If you think it’s not “for you,” you probably need it the most. That’s the hardest part of a diversity and inclusion summit – it naturally attracts people who are already invested in diversity and inclusion. The people who should go to the summit are people who would never voluntarily go to the summit.

Because of that, I think it’s important to still have it because the people who are already doing the work should have a place to come, exchange ideas and strategies, and figure out where we all are and where we still need to go.

As a professor of media studies at UCCS (and a CU Boulder alum), what is your main topic of study within media studies, and how did you become interested in this area?

Almost all of my own work sits at the crossroads of children’s media and gender studies. I look at what we give to children to teach them about gender, focusing mainly on portrayals of femininity and masculinity in tween/teen/young adult popular culture. I’ve been into this area for over a decade.

The thing that originally drew me into it was the idea, coming mostly from traditional women’s studies and gender studies programs, that boys should study boy stuff and girls should study girl stuff, and that seemed really hypocritical and counterproductive. Why should only women study women’s studies? Sexism isn’t women’s problem to solve—women don’t perpetuate patriarchy. Men do. So patriarchal, misogynistic sexism is men’s problem to solve, and that problem starts when we are children.

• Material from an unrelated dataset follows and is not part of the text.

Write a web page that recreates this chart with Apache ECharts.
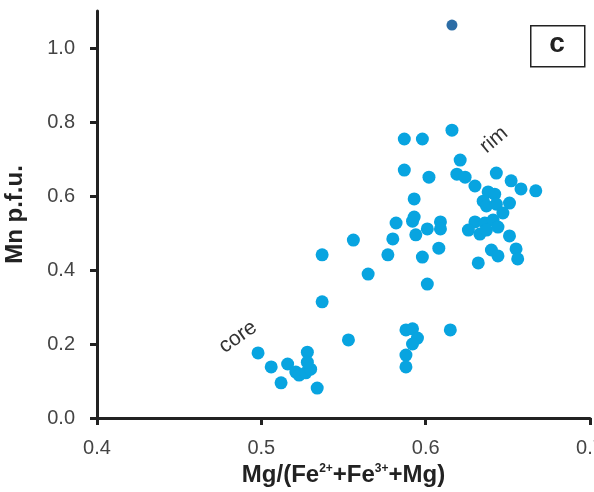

So that’s what I am trying to do. Fix the problem at the source.

What is one thing about you that you think would surprise people and why?

I spend hours and hours a week watching professional wrestling, which would seem to be exactly the opposite of what I just said, because the gender portrayals in wrestling are often so, so terrible. But I’ve been a fan my whole life, and also: It’s getting better. Slowly. But it’s getting better.